The data points are color coded to correspond with the straight lines that best fit each subset of data, describing 5 distinct realms. Equations for the lines and R^2 values are also presented in corresponding colors.
The 39 light green dots represent the lowest Std Dev to CARC relationship. The 72 dark green dots represent a slightly higher relationship. These two subset occur across all decades from the 60's on in times of stable NGDP growth, i.e times outside of recessions. There are 41 blue points, representing a medium-high relationship. These occur when the economy is either in or coming out of a recession. The 53 yellow points represent a high Std Dev to CARC relationship. This has occurred during especially severe recessions, or when recessions repeat within the 12 quarter data kernel. The 8 red dots at the top of the graph are ultra-high. They demonstrate the severe economic instability of the early post WW II years. Four of these subsets exhibit extremely high R^2 values, above 0.91; and the fifth [yellow] is quite respectable at 0.74. The 39 pink dots occur in discrete short periods when Std Dev rises or falls sharply.
This is an unusual way of looking at GDP data, but I feel pretty good about it, because the linear subsets sort themselves out quite reasonably, and to my eye do not look contrived. Also, the data points of each subset generally follow the trend lines, in either clusters or strings, for several consecutive quarters. These subsets are trend stationary along the entire time span of the FRED data set, irrespective of inflation or disinflation; high or low levels of NGDP growth; and whether CARC is rising or falling. This suggests that the relationship between CARC and Std Dev is not random. Rather, it is deterministic, and also quantized. I'm reminded of the chart of nested Phillip's curves Noah Smith posted, and the quantization of electron energy levels diagram shown here.
To draw an analogy, recessions provide the activation energy to boost the Std Dev from a low level trend line to a higher level trend line. When the recession ends, the Std Dev naturally decays down to a lower level.
To bring this back into the real world, Graph 4 shows the 12 period CARC average from 1950 to 2013, with the CARC data points color coded to correspond with graph 2.
The color coding is indicative of the economic conditions as described for Graph 3. Note that each of these data sets is coherent, irrespective of the inflationary environment or the long trend NGDP growth level. It is the presence or absence of recessions that mainly determines the realm in which the Std Dev of CARC resides. Outside of recessions, the data resides along one of the green lines. When not following any of these lines, the CARC - Std Dev relationship is transitional, moving into and out of recessions.

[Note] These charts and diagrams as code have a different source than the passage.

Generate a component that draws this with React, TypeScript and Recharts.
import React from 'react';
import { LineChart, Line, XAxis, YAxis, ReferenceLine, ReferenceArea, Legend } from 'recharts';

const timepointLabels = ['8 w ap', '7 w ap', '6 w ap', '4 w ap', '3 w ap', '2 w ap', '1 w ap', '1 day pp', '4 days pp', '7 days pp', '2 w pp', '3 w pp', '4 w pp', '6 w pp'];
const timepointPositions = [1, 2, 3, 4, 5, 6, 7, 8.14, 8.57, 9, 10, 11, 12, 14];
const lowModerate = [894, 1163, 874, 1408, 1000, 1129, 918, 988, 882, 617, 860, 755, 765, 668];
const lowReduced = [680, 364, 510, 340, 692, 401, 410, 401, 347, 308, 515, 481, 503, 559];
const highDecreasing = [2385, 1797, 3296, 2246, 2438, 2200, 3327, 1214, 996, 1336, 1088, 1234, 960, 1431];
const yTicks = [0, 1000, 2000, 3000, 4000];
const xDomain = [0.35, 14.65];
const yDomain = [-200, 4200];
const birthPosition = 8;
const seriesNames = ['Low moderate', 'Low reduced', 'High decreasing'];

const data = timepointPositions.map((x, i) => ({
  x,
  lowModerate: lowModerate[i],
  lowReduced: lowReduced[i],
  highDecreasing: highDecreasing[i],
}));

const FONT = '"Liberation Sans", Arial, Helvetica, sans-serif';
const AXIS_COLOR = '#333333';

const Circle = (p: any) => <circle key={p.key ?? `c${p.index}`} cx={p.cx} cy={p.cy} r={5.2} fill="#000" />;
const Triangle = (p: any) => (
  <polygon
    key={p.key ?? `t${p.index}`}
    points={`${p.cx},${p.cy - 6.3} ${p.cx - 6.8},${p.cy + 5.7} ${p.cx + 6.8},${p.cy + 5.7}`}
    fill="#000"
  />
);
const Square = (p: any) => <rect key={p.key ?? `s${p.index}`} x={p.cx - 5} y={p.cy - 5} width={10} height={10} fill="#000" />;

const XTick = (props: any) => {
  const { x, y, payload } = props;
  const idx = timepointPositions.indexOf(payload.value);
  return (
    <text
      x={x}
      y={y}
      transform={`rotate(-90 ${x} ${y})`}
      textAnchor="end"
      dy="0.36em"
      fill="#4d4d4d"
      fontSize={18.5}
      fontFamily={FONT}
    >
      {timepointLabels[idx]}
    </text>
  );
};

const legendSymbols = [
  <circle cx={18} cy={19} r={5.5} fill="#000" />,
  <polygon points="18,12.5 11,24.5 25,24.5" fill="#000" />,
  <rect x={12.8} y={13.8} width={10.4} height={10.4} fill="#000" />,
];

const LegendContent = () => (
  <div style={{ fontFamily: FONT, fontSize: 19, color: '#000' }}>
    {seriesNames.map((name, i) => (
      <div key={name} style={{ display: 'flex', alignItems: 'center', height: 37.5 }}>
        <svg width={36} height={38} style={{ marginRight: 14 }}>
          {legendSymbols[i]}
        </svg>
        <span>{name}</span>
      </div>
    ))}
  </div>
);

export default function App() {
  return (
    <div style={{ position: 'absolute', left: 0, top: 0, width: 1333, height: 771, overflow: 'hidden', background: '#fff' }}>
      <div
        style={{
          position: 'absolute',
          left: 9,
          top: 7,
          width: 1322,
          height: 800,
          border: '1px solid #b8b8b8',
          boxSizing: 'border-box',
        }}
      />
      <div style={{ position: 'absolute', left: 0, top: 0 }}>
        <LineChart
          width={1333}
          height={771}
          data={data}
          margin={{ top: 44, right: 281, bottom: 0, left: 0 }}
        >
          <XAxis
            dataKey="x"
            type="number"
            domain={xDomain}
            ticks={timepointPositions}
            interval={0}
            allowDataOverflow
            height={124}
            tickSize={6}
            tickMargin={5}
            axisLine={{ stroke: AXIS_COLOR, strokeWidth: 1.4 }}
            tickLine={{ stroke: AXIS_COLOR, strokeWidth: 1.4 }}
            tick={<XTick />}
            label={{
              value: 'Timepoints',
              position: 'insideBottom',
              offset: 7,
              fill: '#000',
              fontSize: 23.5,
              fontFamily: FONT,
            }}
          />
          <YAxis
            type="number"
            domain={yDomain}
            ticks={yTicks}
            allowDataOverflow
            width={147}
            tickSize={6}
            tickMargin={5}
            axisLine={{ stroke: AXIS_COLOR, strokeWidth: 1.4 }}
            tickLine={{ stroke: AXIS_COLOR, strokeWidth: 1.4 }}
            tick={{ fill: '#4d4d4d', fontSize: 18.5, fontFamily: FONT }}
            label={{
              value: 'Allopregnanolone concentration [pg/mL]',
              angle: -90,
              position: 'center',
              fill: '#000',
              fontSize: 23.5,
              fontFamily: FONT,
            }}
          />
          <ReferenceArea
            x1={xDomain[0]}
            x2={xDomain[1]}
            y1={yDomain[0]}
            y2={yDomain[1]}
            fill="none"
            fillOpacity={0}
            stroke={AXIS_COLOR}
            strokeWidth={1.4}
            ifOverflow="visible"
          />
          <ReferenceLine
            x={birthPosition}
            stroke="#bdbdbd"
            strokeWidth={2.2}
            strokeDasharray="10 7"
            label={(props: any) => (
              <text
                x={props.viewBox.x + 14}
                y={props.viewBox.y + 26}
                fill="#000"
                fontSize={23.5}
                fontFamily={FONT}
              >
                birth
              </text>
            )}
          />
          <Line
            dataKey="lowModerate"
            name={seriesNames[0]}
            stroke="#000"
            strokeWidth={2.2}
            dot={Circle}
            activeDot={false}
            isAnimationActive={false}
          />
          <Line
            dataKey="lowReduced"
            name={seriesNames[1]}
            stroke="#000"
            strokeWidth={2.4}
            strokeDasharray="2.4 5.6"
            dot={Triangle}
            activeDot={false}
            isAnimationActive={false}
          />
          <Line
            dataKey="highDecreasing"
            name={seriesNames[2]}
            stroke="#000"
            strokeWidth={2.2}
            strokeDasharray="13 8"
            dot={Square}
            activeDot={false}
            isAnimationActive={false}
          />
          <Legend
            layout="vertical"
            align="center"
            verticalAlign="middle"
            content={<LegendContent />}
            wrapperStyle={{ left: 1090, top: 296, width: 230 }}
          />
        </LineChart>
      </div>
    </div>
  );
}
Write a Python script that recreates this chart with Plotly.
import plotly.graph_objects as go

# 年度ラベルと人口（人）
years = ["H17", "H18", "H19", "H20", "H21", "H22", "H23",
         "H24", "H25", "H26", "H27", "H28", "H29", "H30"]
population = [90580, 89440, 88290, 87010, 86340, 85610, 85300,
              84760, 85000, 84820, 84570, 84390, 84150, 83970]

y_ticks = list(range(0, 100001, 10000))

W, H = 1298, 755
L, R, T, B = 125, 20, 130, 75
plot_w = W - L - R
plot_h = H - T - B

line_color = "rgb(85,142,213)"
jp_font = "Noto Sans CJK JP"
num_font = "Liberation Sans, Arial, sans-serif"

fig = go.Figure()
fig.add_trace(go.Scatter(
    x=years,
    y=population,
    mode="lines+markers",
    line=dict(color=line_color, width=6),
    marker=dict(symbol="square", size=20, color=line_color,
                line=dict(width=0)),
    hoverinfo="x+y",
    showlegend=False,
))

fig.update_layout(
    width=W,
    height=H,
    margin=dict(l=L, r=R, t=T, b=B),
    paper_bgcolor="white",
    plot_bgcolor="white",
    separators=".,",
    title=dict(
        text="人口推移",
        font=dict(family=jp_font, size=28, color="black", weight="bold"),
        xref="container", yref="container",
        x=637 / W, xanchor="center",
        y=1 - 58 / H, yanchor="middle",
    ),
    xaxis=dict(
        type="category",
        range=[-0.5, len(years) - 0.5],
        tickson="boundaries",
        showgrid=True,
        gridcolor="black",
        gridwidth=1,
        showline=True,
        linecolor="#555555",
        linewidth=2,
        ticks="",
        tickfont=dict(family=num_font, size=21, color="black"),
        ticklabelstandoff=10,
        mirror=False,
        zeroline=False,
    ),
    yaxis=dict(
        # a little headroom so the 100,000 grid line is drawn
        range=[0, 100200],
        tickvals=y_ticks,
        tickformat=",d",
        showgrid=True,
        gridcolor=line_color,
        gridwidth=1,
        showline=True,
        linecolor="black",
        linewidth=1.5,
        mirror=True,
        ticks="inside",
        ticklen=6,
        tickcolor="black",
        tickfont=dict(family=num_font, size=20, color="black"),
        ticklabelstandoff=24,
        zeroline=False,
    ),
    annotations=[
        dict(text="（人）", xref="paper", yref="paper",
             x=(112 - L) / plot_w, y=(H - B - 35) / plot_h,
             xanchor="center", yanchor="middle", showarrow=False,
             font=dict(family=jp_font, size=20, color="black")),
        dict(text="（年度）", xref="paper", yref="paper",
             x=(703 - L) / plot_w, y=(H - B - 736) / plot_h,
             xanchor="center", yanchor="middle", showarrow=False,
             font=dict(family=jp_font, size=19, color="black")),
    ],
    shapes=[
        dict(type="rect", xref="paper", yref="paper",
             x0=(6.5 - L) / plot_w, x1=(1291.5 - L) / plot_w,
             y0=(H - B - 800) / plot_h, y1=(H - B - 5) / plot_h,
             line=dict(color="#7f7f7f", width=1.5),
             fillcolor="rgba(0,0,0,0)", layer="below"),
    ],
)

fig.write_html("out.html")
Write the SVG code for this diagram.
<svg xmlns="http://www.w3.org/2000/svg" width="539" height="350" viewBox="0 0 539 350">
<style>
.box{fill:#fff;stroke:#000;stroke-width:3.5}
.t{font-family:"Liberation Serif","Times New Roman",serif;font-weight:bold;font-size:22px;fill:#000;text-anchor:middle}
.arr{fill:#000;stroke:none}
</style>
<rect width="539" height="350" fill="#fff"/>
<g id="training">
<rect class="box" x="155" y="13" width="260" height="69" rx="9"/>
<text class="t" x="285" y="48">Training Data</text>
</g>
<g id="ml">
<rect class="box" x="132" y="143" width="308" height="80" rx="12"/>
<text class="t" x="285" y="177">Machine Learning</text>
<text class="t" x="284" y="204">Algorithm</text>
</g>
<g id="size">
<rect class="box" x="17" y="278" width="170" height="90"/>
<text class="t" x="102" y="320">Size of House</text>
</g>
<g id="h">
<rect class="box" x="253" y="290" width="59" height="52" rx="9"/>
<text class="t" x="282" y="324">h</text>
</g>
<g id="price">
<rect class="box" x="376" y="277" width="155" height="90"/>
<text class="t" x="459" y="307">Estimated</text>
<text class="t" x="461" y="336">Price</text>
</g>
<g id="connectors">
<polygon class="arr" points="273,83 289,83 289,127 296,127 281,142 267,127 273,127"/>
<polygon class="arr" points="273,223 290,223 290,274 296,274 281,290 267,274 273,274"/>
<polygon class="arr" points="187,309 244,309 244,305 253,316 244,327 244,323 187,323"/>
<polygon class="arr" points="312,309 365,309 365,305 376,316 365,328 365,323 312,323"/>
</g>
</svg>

What strikes me is that I simply eyeballed straight lines through this scatter of data as an exercise in curiosity, and it wound up making some sort of coherent sense. Each of the realms associated with the best fit lines is trend stationary in a way that is robust across time and varying economic conditions.
But NGDP growth, per se, tells you absolutely nothing about either the rate of inflation nor the Std Dev realm. So - the big question in my mind is this: how can NGDP targeting be expected to lead to controlled, relatively stable economic growth at any desired level, unless you can also control not only the underlying rate of inflation, but also which Standard Deviation realm you end up in?
For anyone who's curious, Graph 5 shows the CARC - Std Dev scatter, color coded this time by decade.
Red - 1950-59
Yellow - 1960-69
Light Blue - 1970-79
Purple - 1980-89
Orange - 1990-99
Green - 2000-09
Blue - 2010-13
Note three things. 1) As the data moves across time, when it gets to one of the realms described by Graph 3, it tends to linger there. These trend stationary realms have real traction. 2) Transitions generally take a short, quick route to the next trend line. 3) Since 1980 there has been a choppy but relentless migration to lower and lower NGDP growth. We are now stuck in the worst recovery on record, and the lowest growth period ever to occur outside of a recession. In fact, NDGP growth is now lower than that which has occurred within most recessions.
Whether fiscal policy, monetary policy, trade policy or something else I can't think of is to blame, this is, to borrow a phrase from my seven-year-old granddaughter Emily, a "total epic fail" of economic policy. It is grim on a scale unprecedented in the post WW II period.